▸ **Exercise**: Output the first line of the listing and each line after it, up to and including the line that contains "minerals, wood, manufactured];", exactly as written, minus the pictures.

▸ **Given material**:
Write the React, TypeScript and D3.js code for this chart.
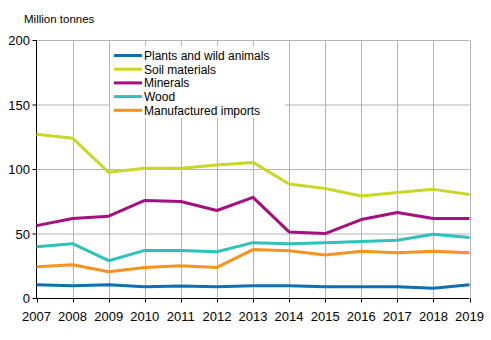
import React from "react";
import * as d3 from "d3";

const years = [2007, 2008, 2009, 2010, 2011, 2012, 2013, 2014, 2015, 2016, 2017, 2018, 2019];
const plants = [10.6, 9.9, 10.6, 9.1, 9.6, 9.1, 9.9, 9.9, 9.1, 9.1, 9.1, 8.0, 10.6];
const soil = [127.3, 124.3, 97.8, 100.9, 101, 103.5, 105.5, 88.7, 85.3, 79.4, 82.2, 84.6, 80.7];
const minerals = [56.5, 62, 63.8, 76, 75.2, 68.2, 78.4, 51.6, 50.3, 61.2, 66.7, 62, 62];
const wood = [40.2, 42.5, 29.3, 37.3, 37.3, 36.3, 43.3, 42.5, 43.3, 44.1, 45.1, 49.8, 47.2];
const manufactured = [24.6, 26.2, 20.7, 24.1, 25.4, 24.1, 37.9, 37.1, 33.7, 36.6, 35.5, 36.6, 35.5];
const yTicks = [0, 50, 100, 150, 200];

const seriesNames = ["Plants and wild animals", "Soil materials", "Minerals", "Wood", "Manufactured imports"];
const seriesColors = ["#0f6fb0", "#c8d72a", "#a4107f", "#2fc2b9", "#f7931e"];
const seriesValues = [plants, soil, minerals, wood, manufactured];

export default function App() {
  const W = 491, H = 340;
  const left = 36.5, right = 469.5, top = 40.5, bottom = 298.5;
  const x = d3.scaleLinear().domain([2007, 2019]).range([left, right]);
  const y = d3.scaleLinear().domain([0, 200]).range([bottom, top]);
  const line = d3.line<[number, number]>().x(d => x(d[0])).y(d => y(d[1]));
  const font = "Arial, 'Liberation Sans', sans-serif";
  const order = [1, 2, 3, 4, 0];
  return (
    <svg width={W} height={H} style={{ position: "absolute", left: 0, top: 0, background: "#fff" }} fontFamily={font}>
      <text x={24} y={23} fontSize={11.5} fill="#000">Million tonnes</text>
      {yTicks.filter(t => t > 0).map(t => (
        <line key={"h" + t} x1={left} x2={right} y1={y(t)} y2={y(t)} stroke="#b4b4b4" strokeWidth={1} />
      ))}
      {years.slice(1).map(yr => (
        <line key={"v" + yr} x1={Math.round(x(yr)) + 0.5} x2={Math.round(x(yr)) + 0.5} y1={top} y2={bottom} stroke="#b4b4b4" strokeWidth={1} />
      ))}
      <line x1={left} x2={left} y1={top} y2={bottom} stroke="#000" strokeWidth={1} />
      <line x1={left} x2={right} y1={bottom} y2={bottom} stroke="#000" strokeWidth={1} />
      {yTicks.map(t => (
        <g key={"yt" + t}>
          <line x1={left - 4} x2={left} y1={y(t)} y2={y(t)} stroke="#000" />
          <text x={30} y={y(t) + 4.5} textAnchor="end" fontSize={13} fill="#000">{t}</text>
        </g>
      ))}
      {years.map(yr => (
        <g key={"xt" + yr}>
          <line x1={Math.round(x(yr)) + 0.5} x2={Math.round(x(yr)) + 0.5} y1={bottom} y2={bottom + 4} stroke="#000" />
          <text x={x(yr)} y={321} textAnchor="middle" fontSize={13} fill="#000">{yr}</text>
        </g>
      ))}
      <rect x={110} y={46} width={175} height={72} fill="#fff" />
      {seriesNames.map((n, i) => (
        <g key={"lg" + n}>
          <line x1={114} x2={142} y1={55.5 + i * 13.7} y2={55.5 + i * 13.7} stroke={seriesColors[i]} strokeWidth={3} />
          <text x={144} y={55.5 + i * 13.7 + 4.5} fontSize={12} fill="#000">{n}</text>
        </g>
      ))}
      {order.map(i => (
        <path key={"s" + i} d={line(years.map((yr, j) => [yr, seriesValues[i][j]] as [number, number])) || ""}
          fill="none" stroke={seriesColors[i]} strokeWidth={3} strokeLinejoin="round" />
      ))}
    </svg>
  );
}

▸ **Finished task**:
Write the React, TypeScript and D3.js code for this chart.
import React from "react";
import * as d3 from "d3";

const years = [2007, 2008, 2009, 2010, 2011, 2012, 2013, 2014, 2015, 2016, 2017, 2018, 2019];
const plants = [10.6, 9.9, 10.6, 9.1, 9.6, 9.1, 9.9, 9.9, 9.1, 9.1, 9.1, 8.0, 10.6];
const soil = [127.3, 124.3, 97.8, 100.9, 101, 103.5, 105.5, 88.7, 85.3, 79.4, 82.2, 84.6, 80.7];
const minerals = [56.5, 62, 63.8, 76, 75.2, 68.2, 78.4, 51.6, 50.3, 61.2, 66.7, 62, 62];
const wood = [40.2, 42.5, 29.3, 37.3, 37.3, 36.3, 43.3, 42.5, 43.3, 44.1, 45.1, 49.8, 47.2];
const manufactured = [24.6, 26.2, 20.7, 24.1, 25.4, 24.1, 37.9, 37.1, 33.7, 36.6, 35.5, 36.6, 35.5];
const yTicks = [0, 50, 100, 150, 200];

const seriesNames = ["Plants and wild animals", "Soil materials", "Minerals", "Wood", "Manufactured imports"];
const seriesColors = ["#0f6fb0", "#c8d72a", "#a4107f", "#2fc2b9", "#f7931e"];
const seriesValues = [plants, soil, minerals, wood, manufactured];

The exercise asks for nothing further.